#### GIVEN REQUEST
Quote word for word the lines below, beginning with the first and ending with the one that has "(0,0) rectangle (542,-421);". Drop the pictures.

#### DATA SECTION

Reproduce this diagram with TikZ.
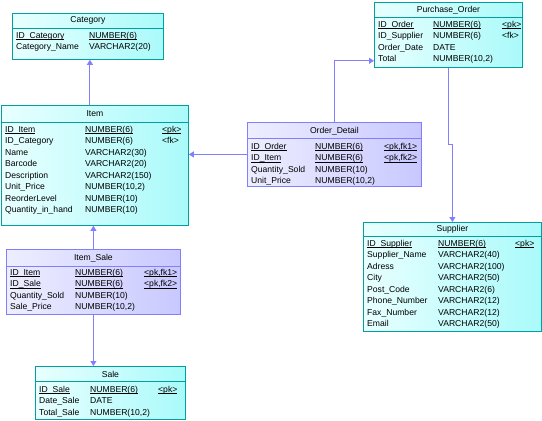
\documentclass[tikz,border=0pt]{standalone}
\usepackage{fontspec}
\setmainfont{Liberation Sans}
\usepackage{tikz}
\usetikzlibrary{arrows.meta,positioning,calc}
\usepackage{xcolor}
\definecolor{tblline}{RGB}{0,160,160}
\definecolor{tblfillA}{RGB}{232,255,255}
\definecolor{tblfillB}{RGB}{170,250,250}
\definecolor{lnkline}{RGB}{128,128,255}
\definecolor{lnkfillA}{RGB}{238,238,255}
\definecolor{lnkfillB}{RGB}{200,200,255}
\newcommand{\ukey}[1]{\underline{\smash{#1}}}

\begin{document}
\begin{tikzpicture}[x=1pt, y=1pt,
    tbl/.style={draw=tblline, line width=0.8pt, left color=tblfillA, right color=tblfillB,
                anchor=north west, inner sep=0pt},
    lnk/.style={draw=lnkline, line width=0.8pt, left color=lnkfillA, right color=lnkfillB,
                anchor=north west, inner sep=0pt},
    ttl/.style={inner sep=0pt, font=\fontsize{8.6}{10}\selectfont},
    fld/.style={anchor=base west, inner sep=0pt, font=\fontsize{8.6}{10}\selectfont},
    rel/.style={draw=lnkline, line width=0.9pt, -{Triangle[length=5pt,width=6pt]}}]

    \useasboundingbox (0,0) rectangle (542,-421);

    % Category
    \begin{scope}[shift={(12,-13)}]
        \node[tbl, minimum width=151pt, minimum height=46pt] (category) at (0,0) {};
        \node[ttl] (category-t) at ([yshift=-7pt]category.north) {Category};
        \draw[tblline, line width=0.8pt] ([yshift=-15pt]category.north west) -- ([yshift=-15pt]category.north east);
        \foreach \a/\b [count=\i from 0] in {{\ukey{ID\_Category}}/{\ukey{NUMBER(6)}},
                                             {Category\_Name}/{VARCHAR2(20)}} {
            \node[fld] (category-a\i) at (4,{-25-11.5*\i}) {\a};
            \node[fld] (category-b\i) at (77,{-25-11.5*\i}) {\b};
        }
    \end{scope}

    % Purchase_Order
    \begin{scope}[shift={(374,-2)}]
        \node[tbl, minimum width=148pt, minimum height=65pt] (purchase) at (0,0) {};
        \node[ttl] (purchase-t) at ([yshift=-8pt]purchase.north) {Purchase\_Order};
        \draw[tblline, line width=0.8pt] ([yshift=-15pt]purchase.north west) -- ([yshift=-15pt]purchase.north east);
        \foreach \a/\b/\c [count=\i from 0] in {{\ukey{ID\_Order}}/{\ukey{NUMBER(6)}}/{\ukey{<pk>}},
                                                {ID\_Supplier}/{NUMBER(6)}/{<fk>},
                                                {Order\_Date}/{DATE}/{},
                                                {Total}/{NUMBER(10,2)}/{}} {
            \node[fld] (purchase-a\i) at (4,{-25-11.5*\i}) {\a};
            \node[fld] (purchase-b\i) at (59,{-25-11.5*\i}) {\b};
            \node[fld] (purchase-c\i) at (128,{-25-11.5*\i}) {\c};
        }
    \end{scope}

    % Item
    \begin{scope}[shift={(1,-105)}]
        \node[tbl, minimum width=187pt, minimum height=120pt] (item) at (0,0) {};
        \node[ttl] (item-t) at ([yshift=-9pt]item.north) {Item};
        \draw[tblline, line width=0.8pt] ([yshift=-17pt]item.north west) -- ([yshift=-17pt]item.north east);
        \foreach \a/\b/\c [count=\i from 0] in {{\ukey{ID\_Item}}/{\ukey{NUMBER(6)}}/{\ukey{<pk>}},
                                                {ID\_Category}/{NUMBER(6)}/{<fk>},
                                                {Name}/{VARCHAR2(30)}/{},
                                                {Barcode}/{VARCHAR2(20)}/{},
                                                {Description}/{VARCHAR2(150)}/{},
                                                {Unit\_Price}/{NUMBER(10,2)}/{},
                                                {ReorderLevel}/{NUMBER(10)}/{},
                                                {Quantity\_in\_hand}/{NUMBER(10)}/{}} {
            \node[fld] (item-a\i) at (4,{-27-11.5*\i}) {\a};
            \node[fld] (item-b\i) at (84,{-27-11.5*\i}) {\b};
            \node[fld] (item-c\i) at (161,{-27-11.5*\i}) {\c};
        }
    \end{scope}

    % Order_Detail
    \begin{scope}[shift={(247,-122)}]
        \node[lnk, minimum width=174pt, minimum height=64pt] (orderdetail) at (0,0) {};
        \node[ttl] (orderdetail-t) at ([yshift=-9pt]orderdetail.north) {Order\_Detail};
        \draw[lnkline, line width=0.8pt] ([yshift=-16pt]orderdetail.north west) -- ([yshift=-16pt]orderdetail.north east);
        \foreach \a/\b/\c [count=\i from 0] in {{\ukey{ID\_Order}}/{\ukey{NUMBER(6)}}/{\ukey{<pk,fk1>}},
                                                {\ukey{ID\_Item}}/{\ukey{NUMBER(6)}}/{\ukey{<pk,fk2>}},
                                                {Quantity\_Sold}/{NUMBER(10)}/{},
                                                {Unit\_Price}/{NUMBER(10,2)}/{}} {
            \node[fld] (orderdetail-a\i) at (4,{-27-11.5*\i}) {\a};
            \node[fld] (orderdetail-b\i) at (68,{-27-11.5*\i}) {\b};
            \node[fld] (orderdetail-c\i) at (137,{-27-11.5*\i}) {\c};
        }
    \end{scope}

    % Item_Sale
    \begin{scope}[shift={(6,-249)}]
        \node[lnk, minimum width=174pt, minimum height=65pt] (itemsale) at (0,0) {};
        \node[ttl] (itemsale-t) at ([yshift=-9pt]itemsale.north) {Item\_Sale};
        \draw[lnkline, line width=0.8pt] ([yshift=-17pt]itemsale.north west) -- ([yshift=-17pt]itemsale.north east);
        \foreach \a/\b/\c [count=\i from 0] in {{\ukey{ID\_Item}}/{\ukey{NUMBER(6)}}/{\ukey{<pk,fk1>}},
                                                {\ukey{ID\_Sale}}/{\ukey{NUMBER(6)}}/{\ukey{<pk,fk2>}},
                                                {Quantity\_Sold}/{NUMBER(10)}/{},
                                                {Sale\_Price}/{NUMBER(10,2)}/{}} {
            \node[fld] (itemsale-a\i) at (4,{-26-11.5*\i}) {\a};
            \node[fld] (itemsale-b\i) at (69,{-26-11.5*\i}) {\b};
            \node[fld] (itemsale-c\i) at (138,{-26-11.5*\i}) {\c};
        }
    \end{scope}

    % Supplier
    \begin{scope}[shift={(363,-222)}]
        \node[tbl, minimum width=178pt, minimum height=109pt] (supplier) at (0,0) {};
        \node[ttl] (supplier-t) at ([yshift=-7pt]supplier.north) {Supplier};
        \draw[tblline, line width=0.8pt] ([yshift=-14pt]supplier.north west) -- ([yshift=-14pt]supplier.north east);
        \foreach \a/\b/\c [count=\i from 0] in {{\ukey{ID\_Supplier}}/{\ukey{NUMBER(6)}}/{\ukey{<pk>}},
                                                {Supplier\_Name}/{VARCHAR2(40)}/{},
                                                {Adress}/{VARCHAR2(100)}/{},
                                                {City}/{VARCHAR2(50)}/{},
                                                {Post\_Code}/{VARCHAR2(6)}/{},
                                                {Phone\_Number}/{VARCHAR2(12)}/{},
                                                {Fax\_Number}/{VARCHAR2(12)}/{},
                                                {Email}/{VARCHAR2(50)}/{}} {
            \node[fld] (supplier-a\i) at (4,{-24-11.5*\i}) {\a};
            \node[fld] (supplier-b\i) at (75,{-24-11.5*\i}) {\b};
            \node[fld] (supplier-c\i) at (152,{-24-11.5*\i}) {\c};
        }
    \end{scope}

    % Sale
    \begin{scope}[shift={(35,-366)}]
        \node[tbl, minimum width=150pt, minimum height=53pt] (sale) at (0,0) {};
        \node[ttl] (sale-t) at ([yshift=-8pt]sale.north) {Sale};
        \draw[tblline, line width=0.8pt] ([yshift=-15pt]sale.north west) -- ([yshift=-15pt]sale.north east);
        \foreach \a/\b/\c [count=\i from 0] in {{\ukey{ID\_Sale}}/{\ukey{NUMBER(6)}}/{\ukey{<pk>}},
                                                {Date\_Sale}/{DATE}/{},
                                                {Total\_Sale}/{NUMBER(10,2)}/{}} {
            \node[fld] (sale-a\i) at (4,{-26-11.5*\i}) {\a};
            \node[fld] (sale-b\i) at (55,{-26-11.5*\i}) {\b};
            \node[fld] (sale-c\i) at (123,{-26-11.5*\i}) {\c};
        }
    \end{scope}

    % References
    \draw[rel] ([xshift=2pt]category.south |- item.north) -- ([xshift=2pt]category.south);
    \draw[rel] (orderdetail.west) -- (orderdetail.west -| item.east);
    \draw[rel] (orderdetail.north) |- ([yshift=7pt]purchase.south west);
    \draw[rel] (purchase.south) |- ($(purchase.south)!0.5!(supplier.north)$) -| (supplier.north);
    \draw[rel] (itemsale.north) -- (itemsale.north |- item.south);
    \draw[rel] (itemsale.south) -- (itemsale.south |- sale.north);
\end{tikzpicture}
\end{document}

#### ANSWER
Reproduce this diagram with TikZ.
\documentclass[tikz,border=0pt]{standalone}
\usepackage{fontspec}
\setmainfont{Liberation Sans}
\usepackage{tikz}
\usetikzlibrary{arrows.meta,positioning,calc}
\usepackage{xcolor}
\definecolor{tblline}{RGB}{0,160,160}
\definecolor{tblfillA}{RGB}{232,255,255}
\definecolor{tblfillB}{RGB}{170,250,250}
\definecolor{lnkline}{RGB}{128,128,255}
\definecolor{lnkfillA}{RGB}{238,238,255}
\definecolor{lnkfillB}{RGB}{200,200,255}
\newcommand{\ukey}[1]{\underline{\smash{#1}}}

\begin{document}
\begin{tikzpicture}[x=1pt, y=1pt,
    tbl/.style={draw=tblline, line width=0.8pt, left color=tblfillA, right color=tblfillB,
                anchor=north west, inner sep=0pt},
    lnk/.style={draw=lnkline, line width=0.8pt, left color=lnkfillA, right color=lnkfillB,
                anchor=north west, inner sep=0pt},
    ttl/.style={inner sep=0pt, font=\fontsize{8.6}{10}\selectfont},
    fld/.style={anchor=base west, inner sep=0pt, font=\fontsize{8.6}{10}\selectfont},
    rel/.style={draw=lnkline, line width=0.9pt, -{Triangle[length=5pt,width=6pt]}}]

    \useasboundingbox (0,0) rectangle (542,-421);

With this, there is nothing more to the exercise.